You are given an integer array nums (0-indexed). In one operation, you can choose an element of the array and increment it by 1.

  • For example, if nums = [1,2,3], you can choose to increment nums[1] to make nums = [1,3,3].

Return the minimum number of operations needed to make nums strictly increasing.

An array nums is strictly increasing if nums[i] < nums[i+1] for all 0 <= i < nums.length - 1. An array of length 1 is trivially strictly increasing.

 

Example 1:

Input: nums = [1,1,1]
Output: 3
Explanation: You can do the following operations:
1) Increment nums[2], so nums becomes [1,1,2].
2) Increment nums[1], so nums becomes [1,2,2].
3) Increment nums[2], so nums becomes [1,2,3].

Example 2:

Input: nums = [1,5,2,4,1]
Output: 14

Example 3:

Input: nums = [8]
Output: 0

 

Constraints:

  • 1 <= nums.length <= 5000
  • 1 <= nums[i] <= 104

Solution Explanation: Minimum Operations to Make the Array Increasing

The problem asks for the minimum number of operations needed to make an array strictly increasing.

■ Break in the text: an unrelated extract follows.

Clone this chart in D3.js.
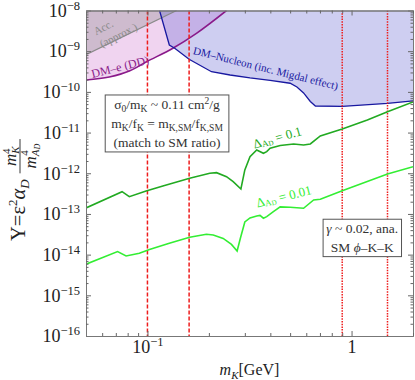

A strictly increasing array means that each element is strictly greater than the previous element (nums[i] < nums[i+1]). We achieve this by incrementing elements.

Approach: Greedy Single Pass

The most efficient approach is a greedy algorithm that iterates through the array only once. The core idea is to maintain a running maximum (mx) representing the largest value encountered so far in a strictly increasing sequence.

Algorithm:

  1. Initialization: Initialize ans (the total operations count) and mx (the running maximum) to 0.
  2. Iteration: Iterate through the array nums:
    • For each element v:
      • Calculate the difference needed to make the current element greater than the running maximum: diff = max(0, mx + 1 - v). If v is already greater than mx + 1, diff will be 0.
      • Add diff to ans (this is the number of operations for the current element).
      • Update mx to max(mx + 1, v): This ensures mx stays as the largest value seen so far in the strictly increasing subsequence.
  3. Return: Return ans, the total number of operations.

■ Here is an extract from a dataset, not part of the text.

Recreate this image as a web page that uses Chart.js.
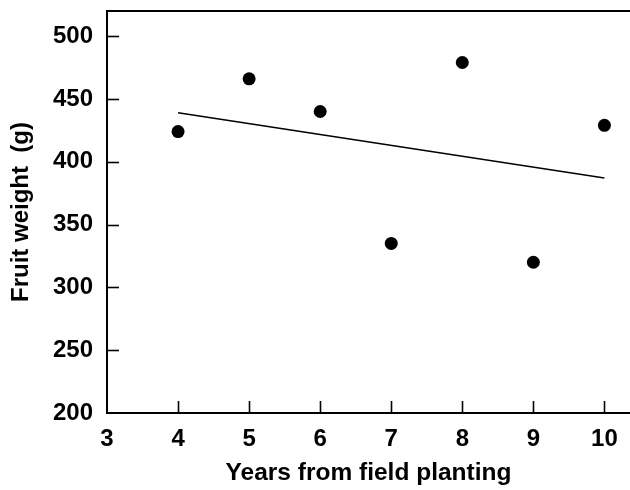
<!DOCTYPE html>
<html><head><meta charset="utf-8">
<script src="https://cdn.jsdelivr.net/npm/chart.js@4/dist/chart.umd.min.js"></script>
<style>html,body{margin:0;padding:0;background:#fff}</style>
</head><body>
<canvas id="c" width="630" height="490"></canvas>
<script>
const years = [4, 5, 6, 7, 8, 9, 10];
const fruitWeight = [424, 466, 440, 335, 479, 320, 429];
const trendYears = [4, 10];
const trendWeight = [439, 387];
const xTicks = [3, 4, 5, 6, 7, 8, 9, 10];
const yTicks = [200, 250, 300, 350, 400, 450, 500];
const xTitle = 'Years from field planting';
const yTitle = 'Fruit weight  (g)';

const FONT = '"Liberation Sans", Arial, Helvetica, sans-serif';

const framePlugin = {
  id: 'frame',
  afterDraw(chart) {
    const ctx = chart.ctx;
    const a = chart.chartArea;
    const xs = chart.scales.x;
    const ys = chart.scales.y;
    ctx.save();
    ctx.strokeStyle = '#000';
    ctx.lineWidth = 1.6;
    ctx.lineCap = 'butt';
    for (const v of xTicks) {
      const px = Math.round(xs.getPixelForValue(v)) + 0.5;
      if (px <= a.left + 2) continue;
      ctx.beginPath(); ctx.moveTo(px, a.bottom); ctx.lineTo(px, a.bottom - 12); ctx.stroke();
    }
    for (const v of yTicks) {
      const py = Math.round(ys.getPixelForValue(v)) + 0.5;
      if (py >= a.bottom - 2) continue;
      ctx.beginPath(); ctx.moveTo(a.left, py); ctx.lineTo(a.left + 12, py); ctx.stroke();
    }
    ctx.lineWidth = 2;
    ctx.beginPath(); ctx.moveTo(a.left - 1, a.top); ctx.lineTo(chart.width, a.top); ctx.stroke();
    ctx.restore();
  }
};

new Chart(document.getElementById('c'), {
  type: 'scatter',
  data: {
    datasets: [
      {
        data: years.map((v, i) => ({ x: v, y: fruitWeight[i] })),
        pointRadius: 6.5,
        pointBackgroundColor: '#000',
        pointBorderWidth: 0,
        showLine: false
      },
      {
        data: trendYears.map((v, i) => ({ x: v, y: trendWeight[i] })),
        showLine: true,
        borderColor: '#000',
        borderWidth: 1.5,
        pointRadius: 0,
        fill: false
      }
    ]
  },
  options: {
    responsive: false,
    animation: false,
    layout: { autoPadding: false, padding: { top: 11, left: 0, right: 0, bottom: 0 } },
    plugins: { legend: { display: false }, tooltip: { enabled: false } },
    scales: {
      x: {
        type: 'linear',
        min: 3, max: 10.36,
        afterBuildTicks: s => { s.ticks = xTicks.map(v => ({ value: v })); },
        afterFit: s => { s.height = 77; s.paddingLeft = 0; s.paddingRight = 0; },
        grid: { display: false, drawTicks: false },
        border: { display: true, color: '#000', width: 2 },
        ticks: { color: '#000', padding: 12, font: { family: FONT, size: 24, weight: 'bold' }, maxRotation: 0, autoSkip: false },
        title: { display: true, text: xTitle, color: '#000', padding: { top: 0, bottom: 2 }, font: { family: FONT, size: 24.5, weight: 'bold' } }
      },
      y: {
        type: 'linear',
        min: 200, max: 520,
        afterBuildTicks: s => { s.ticks = yTicks.map(v => ({ value: v })); },
        afterFit: s => { s.width = 107; s.paddingTop = 0; s.paddingBottom = 0; },
        grid: { display: false, drawTicks: false },
        border: { display: true, color: '#000', width: 2 },
        ticks: { color: '#000', padding: 14, font: { family: FONT, size: 24, weight: 'bold' }, autoSkip: false },
        title: { display: true, text: yTitle, color: '#000', padding: { top: 7, bottom: 0 }, font: { family: FONT, size: 24, weight: 'bold' } }
      }
    }
  },
  plugins: [framePlugin]
});
</script>
</body></html>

Time and Space Complexity Analysis

  • Time Complexity: O(n), where n is the length of the input array. We iterate through the array once.
  • Space Complexity: O(1). We only use a few constant extra variables.

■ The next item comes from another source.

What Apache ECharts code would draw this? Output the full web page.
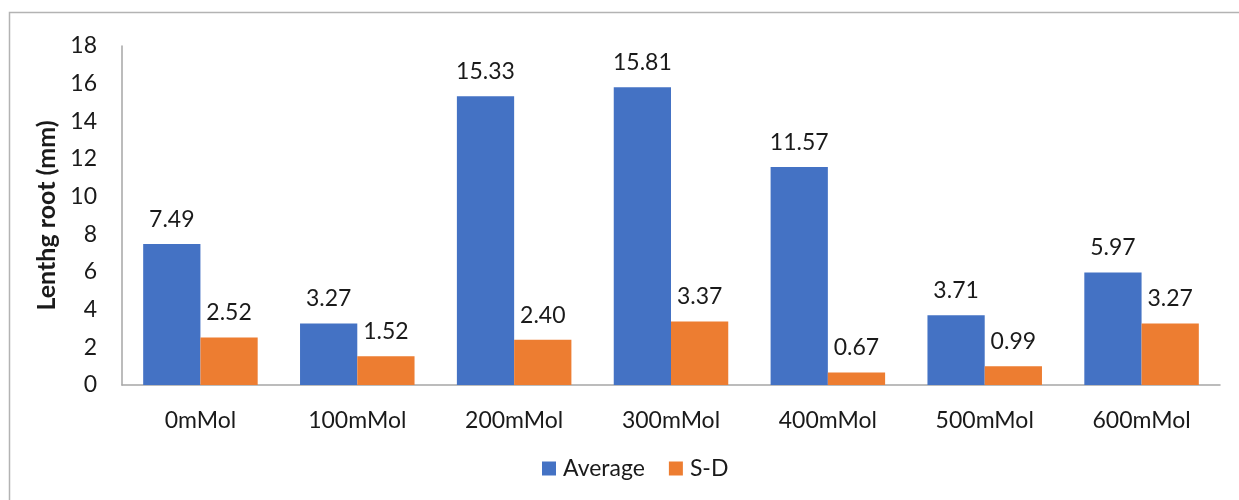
<!DOCTYPE html>
<html><head><meta charset="utf-8">
<script src="https://cdn.jsdelivr.net/npm/echarts@6/dist/echarts.min.js"></script>
<style>html,body{margin:0;padding:0;background:#fff}#c{width:1239px;height:500px}</style>
</head><body><div id="c"></div>
<script>
const categories = ['0mMol','100mMol','200mMol','300mMol','400mMol','500mMol','600mMol'];
const averageValues = [7.49, 3.27, 15.33, 15.81, 11.57, 3.71, 5.97];
const sdValues = [2.52, 1.52, 2.40, 3.37, 0.67, 0.99, 3.27];
const yTicks = {min: 0, max: 18, interval: 2};
const font = 'Lato, "Open Sans", sans-serif';
const chart = echarts.init(document.getElementById('c'), null, {renderer: 'canvas'});
const lbl = {show: true, position: 'top', distance: 13, color: '#1a1a1a', fontSize: 23, fontFamily: font,
  formatter: p => p.value.toFixed(2)};
chart.setOption({
  animation: false,
  graphic: [{type: 'rect', shape: {x: 9.5, y: 12.5, width: 1240, height: 500},
    style: {fill: 'none', stroke: '#b3b3b3', lineWidth: 1.5}, silent: true}],
  grid: {left: 122, right: 19, top: 46, bottom: 115, containLabel: false},
  legend: {top: 457, left: 542, padding: 0, itemWidth: 14, itemHeight: 14, itemGap: 24, icon: 'rect',
    textStyle: {fontSize: 23, color: '#1a1a1a', fontFamily: font, padding: [0, 0, 0, 2]},
    data: ['Average', 'S-D']},
  xAxis: {type: 'category', data: categories,
    axisLine: {lineStyle: {color: '#a6a6a6', width: 1.5}}, axisTick: {show: false},
    axisLabel: {fontSize: 23, color: '#1a1a1a', fontFamily: font, margin: 24}},
  yAxis: {type: 'value', min: yTicks.min, max: yTicks.max, interval: yTicks.interval,
    name: 'Lenthg root (mm)', nameLocation: 'middle', nameGap: 63,
    nameTextStyle: {fontSize: 25, fontWeight: 'bold', color: '#1a1a1a', fontFamily: font},
    axisLine: {show: true, lineStyle: {color: '#a6a6a6', width: 1.5}}, axisTick: {show: false},
    splitLine: {show: false},
    axisLabel: {fontSize: 23, color: '#1a1a1a', fontFamily: font, margin: 25}},
  series: [
    {name: 'Average', type: 'bar', data: averageValues, barGap: '0%', barCategoryGap: '27%',
     itemStyle: {color: '#4472c4'}, label: lbl},
    {name: 'S-D', type: 'bar', data: sdValues, barGap: '0%', barCategoryGap: '27%',
     itemStyle: {color: '#ed7d31'}, label: lbl}
  ]
});
</script></body></html>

Code Examples (with explanations inline)

The following code examples demonstrate the solution in several programming languages. The core logic remains the same across all implementations.

Python:

class Solution:
    def minOperations(self, nums: List[int]) -> int:
        ans = 0  # Initialize the total operations count
        mx = 0   # Initialize the running maximum
        for v in nums:  # Iterate through the array
            ans += max(0, mx + 1 - v) # Calculate and add operations needed for current element
            mx = max(mx + 1, v)       # Update the running maximum
        return ans

Java:

class Solution {
    public int minOperations(int[] nums) {
        int ans = 0;
        int mx = 0;
        for (int v : nums) {
            ans += Math.max(0, mx + 1 - v);
            mx = Math.max(mx + 1, v);
        }
        return ans;
    }
}

C++:

class Solution {
public:
    int minOperations(vector<int>& nums) {
        int ans = 0;
        int mx = 0;
        for (int& v : nums) {
            ans += max(0, mx + 1 - v);
            mx = max(mx + 1, v);
        }
        return ans;
    }
};

The other languages (Go, TypeScript, Rust, C#, C) follow a very similar structure, reflecting the simplicity and efficiency of the single-pass greedy approach. The core logic of calculating the difference and updating the maximum remains consistent.